Kadınlar, marketlerdeki indirimleri yakından takip ediyor. Son kullanma tarihi yaklaşan tavuk, süt, yoğurt, salça, ketçap, meyve suyu, bisküvi gibi ürünleri yarı fiyatına satan marketlere gidiyor. Markete gittiğinde önce ‘promosyonlu ürünler’, ‘indirimli ürünler’, ‘Ne alırsan 1 lira’ reyonlarına bakıyor. Giysi alışverişini sezon sonuna bırakıyor. Saçını evde kendisi boyuyor ya da komşusundan yardım istiyor. Çamaşır makinasından boşalan deterjanlı suyla önemsiz çamaşırlar ile elde yıkanması gereken çamaşırları ya da balkonu yıkıyor. Durulama suyunu yerleri silmede ya da tuvalet temizliğinde kullanıyor. Şofben veya kombiden sıcak su gelene kadar akan soğuk suyu biriktiriyor. Çamaşır ve bulaşık yıkamak için makinanın tamamen dolmasını bekliyor. Çamaşır makinasını düşük ısıda çalıştırıyor. Çamaşırı nemliyken ütülüyor. Bir poşet çaydan iki bardak çay çıkarıyor. Daha ucuz olduğu için toz şekeri küp şekere tercih ediyor. Daha ucuz olduğu için kırık yumurta, kırık peynir, kırık pirinç alıyor. Sağlığını riske atarak kızartma yağını birkaç kez kullanıyor. Kış yiyeceklerini yazdan hazırlıyor. Kışın pahalı sebze almamak için yazın patlıcan, fasulye, bamya, domates ve biber kurutuyor, donduruyor ya da konserve yapıyor. Salça, turşu, reçel gibi yiyecekleri satın almak yerine evde yaparak ucuza getiriyor. Sütü, kapıdan alıyor. Yoğurdu kendisi yapıyor.Elektrik, su ve yakıt giderleri ailelerin bütçesinde kiradan sonra en önemli yeri tutuyor. Tasarruf yapan aileler, aydınlatmada floresan lamba ya da az enerji tüketen tasarruflu ampullere yöneliyor. Televizyon izlerken ışığı kapatıyor. Beyaz eşya alırken, az enerji ile çalışan ürünleri tercih ediyor. Kimi aileler de günün belli saatlerinde indirim imkanı sağlayan “akıllı sayaç”ları kullanarak aylık elektrik tüketimini aşağıya çekmeye çalışıyor.
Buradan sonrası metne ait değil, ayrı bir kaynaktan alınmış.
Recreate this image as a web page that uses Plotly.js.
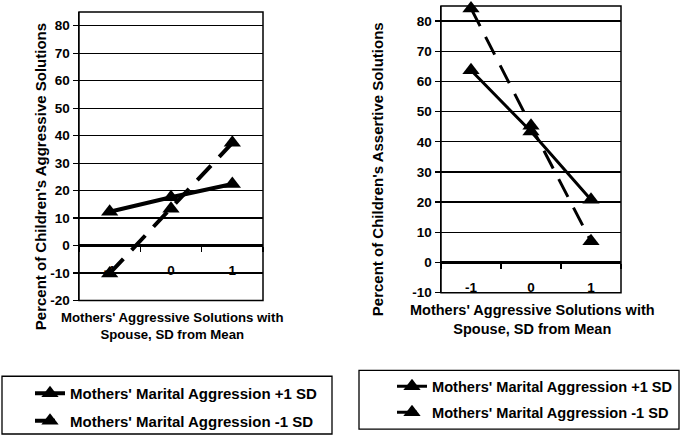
<!DOCTYPE html>
<html>
<head>
<meta charset="utf-8">
<script src="https://cdn.plot.ly/plotly-3.0.1.min.js"></script>
<style>html,body{margin:0;padding:0;background:#fff;}#chart{width:690px;height:437px;}</style>
</head>
<body>
<div id="chart"></div>
<script>
// ---- data ----
const categories = ['-1', '0', '1'];
const aggressivePlus1SD = [12.3, 17.6, 22.4];
const aggressiveMinus1SD = [-10.1, 13.4, 37.4];
const assertivePlus1SD = [63.7, 43.4, 20.8];
const assertiveMinus1SD = [84.2, 45.3, 7.0];
const leftYTicks = [-20, -10, 0, 10, 20, 30, 40, 50, 60, 70, 80];
const rightYTicks = [-10, 0, 10, 20, 30, 40, 50, 60, 70, 80];
const seriesNames = ["Mothers' Marital Aggression +1 SD", "Mothers' Marital Aggression -1 SD"];
const leftYTitle = "Percent of Children's Aggressive Solutions";
const rightYTitle = "Percent of Children's Assertive Solutions";
const xTitle = "Mothers' Aggressive Solutions with<br>Spouse, SD from Mean";

// ---- geometry helpers (pixel -> paper) ----
const W = 690, H = 437;
const px = v => v / W;
const py = v => 1 - v / H;
const b = s => '<b>' + s + '</b>';

const FONT = 'Liberation Sans';
const yDomL = [py(302), py(12)];
const yDomR = [py(294), py(6)];
const rangeL = [-20, 85];
const rangeR = [-10, 85];
const zeroPos = (dom, r) => dom[0] + (dom[1] - dom[0]) * (0 - r[0]) / (r[1] - r[0]);

const mk = (y, xa, ya, name, dashed, lw, leg, grp) => ({
  x: categories, y: y, xaxis: xa, yaxis: ya, name: b(name),
  type: 'scatter', mode: 'lines+markers', cliponaxis: false,
  line: {color: '#000', width: lw, dash: dashed ? '20px,12px' : 'solid'},
  marker: {symbol: 'triangle-up', size: 15, color: '#000'},
  legend: leg, legendgroup: grp, showlegend: true
});

const traces = [
  mk(aggressivePlus1SD, 'x', 'y', seriesNames[0], false, 4, 'legend', 'a'),
  mk(aggressiveMinus1SD, 'x', 'y', seriesNames[1], true, 4, 'legend', 'b'),
  mk(assertivePlus1SD, 'x2', 'y2', seriesNames[0], false, 3, 'legend2', 'c'),
  mk(assertiveMinus1SD, 'x2', 'y2', seriesNames[1], true, 3, 'legend2', 'd')
];

const tickFont = {family: FONT, size: 13.5, color: '#000'};
const yAx = (dom, r, anchor, tv) => ({
  domain: dom, range: r, anchor: anchor,
  tickmode: 'array', tickvals: tv, ticktext: tv.map(v => b(String(v))),
  showgrid: true, gridcolor: '#000', gridwidth: 1.3,
  zeroline: true, zerolinecolor: '#000', zerolinewidth: 3,
  showline: true, linecolor: '#000', linewidth: 1.5,
  ticks: 'outside', ticklen: 5, tickcolor: '#000', tickwidth: 1.3,
  tickfont: tickFont, fixedrange: true, layer: 'below traces'
});
const xAx = (dom, pos) => ({
  domain: dom, type: 'category', categoryorder: 'array', categoryarray: categories,
  tickmode: 'array', tickvals: categories, ticktext: categories.map(b),
  range: [-0.5, 2.5], anchor: 'free', position: pos,
  showgrid: false, zeroline: false, showline: true, linecolor: '#000', linewidth: 1.5,
  ticks: 'outside', tickson: 'boundaries', ticklen: 5, tickcolor: '#000', tickwidth: 1.3,
  tickfont: tickFont, ticklabelstandoff: 12, fixedrange: true, layer: 'below traces'
});

const layout = {
  width: W, height: H,
  margin: {l: 0, r: 0, t: 0, b: 0},
  paper_bgcolor: '#fff', plot_bgcolor: '#fff',
  font: {family: FONT, color: '#000'},
  xaxis: xAx([px(79), px(263)], zeroPos(yDomL, rangeL)),
  yaxis: yAx(yDomL, rangeL, 'x', leftYTicks),
  xaxis2: xAx([px(441), px(621)], zeroPos(yDomR, rangeR)),
  yaxis2: yAx(yDomR, rangeR, 'x2', rightYTicks),
  legend: {
    x: px(30), y: py(379), xanchor: 'left', yanchor: 'top',
    bgcolor: 'rgba(0,0,0,0)', borderwidth: 0, tracegroupgap: 5,
    font: {family: FONT, size: 15, color: '#000'}
  },
  legend2: {
    x: px(392), y: py(372), xanchor: 'left', yanchor: 'top',
    bgcolor: 'rgba(0,0,0,0)', borderwidth: 0, tracegroupgap: 4,
    font: {family: FONT, size: 14.6, color: '#000'}
  },
  shapes: [
    {type: 'rect', xref: 'x domain', yref: 'y domain', x0: 0, x1: 1, y0: 0, y1: 1, line: {color: '#000', width: 1.5}},
    {type: 'rect', xref: 'x2 domain', yref: 'y2 domain', x0: 0, x1: 1, y0: 0, y1: 1, line: {color: '#000', width: 1.5}},
    {type: 'rect', xref: 'paper', yref: 'paper', x0: px(2), x1: px(332), y0: py(436), y1: py(378), line: {color: '#000', width: 1.3}},
    {type: 'rect', xref: 'paper', yref: 'paper', x0: px(359), x1: px(679), y0: py(431), y1: py(372), line: {color: '#000', width: 1.3}}
  ],
  annotations: [
    {xref: 'paper', yref: 'paper', x: px(40), y: py(178), xanchor: 'center', yanchor: 'middle',
     text: b(leftYTitle), textangle: -90, showarrow: false, font: {family: FONT, size: 15, color: '#000'}},
    {xref: 'paper', yref: 'paper', x: px(377), y: py(170), xanchor: 'center', yanchor: 'middle',
     text: b(rightYTitle), textangle: -90, showarrow: false, font: {family: FONT, size: 15, color: '#000'}},
    {xref: 'paper', yref: 'paper', x: px(172), y: py(328), xanchor: 'center', yanchor: 'middle',
     text: b(xTitle), showarrow: false, font: {family: FONT, size: 13.2, color: '#000'}},
    {xref: 'paper', yref: 'paper', x: px(532), y: py(321), xanchor: 'center', yanchor: 'middle',
     text: b(xTitle), showarrow: false, font: {family: FONT, size: 14.5, color: '#000'}}
  ]
};

Plotly.newPlot('chart', traces, layout, {staticPlot: true, displayModeBar: false});
</script>
</body>
</html>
Çamaşır ve bulaşık makinasını 22.00-06.00 saatleri arasında çalıştırarak yüzde 55 civarında tasarruf sağlıyor. Ütüyü de geç saatlerde yapıyor. Su tüketimini azaltmaya çalışan vatandaş, banyoda sabunlanırken, diş fırçalarken ve traş olurken musluğu kapatıyor. Suyu havayla karıştıran ya da elini altına tuttuğunda açılıp çektiğinde kapanan fotoselli muslukları tercih ediyor. Bu saydıklarım tasarruf yöntemlerinden bazıları. Aslında vatandaş daha önceden yapması gerekenleri krizden sonra yapmaya başladı. Yukarıda saydığımız tasarruf yöntemlerini hemen herkes uygulasa idi herhalde Türkiye bir bu kadar daha büyürdü.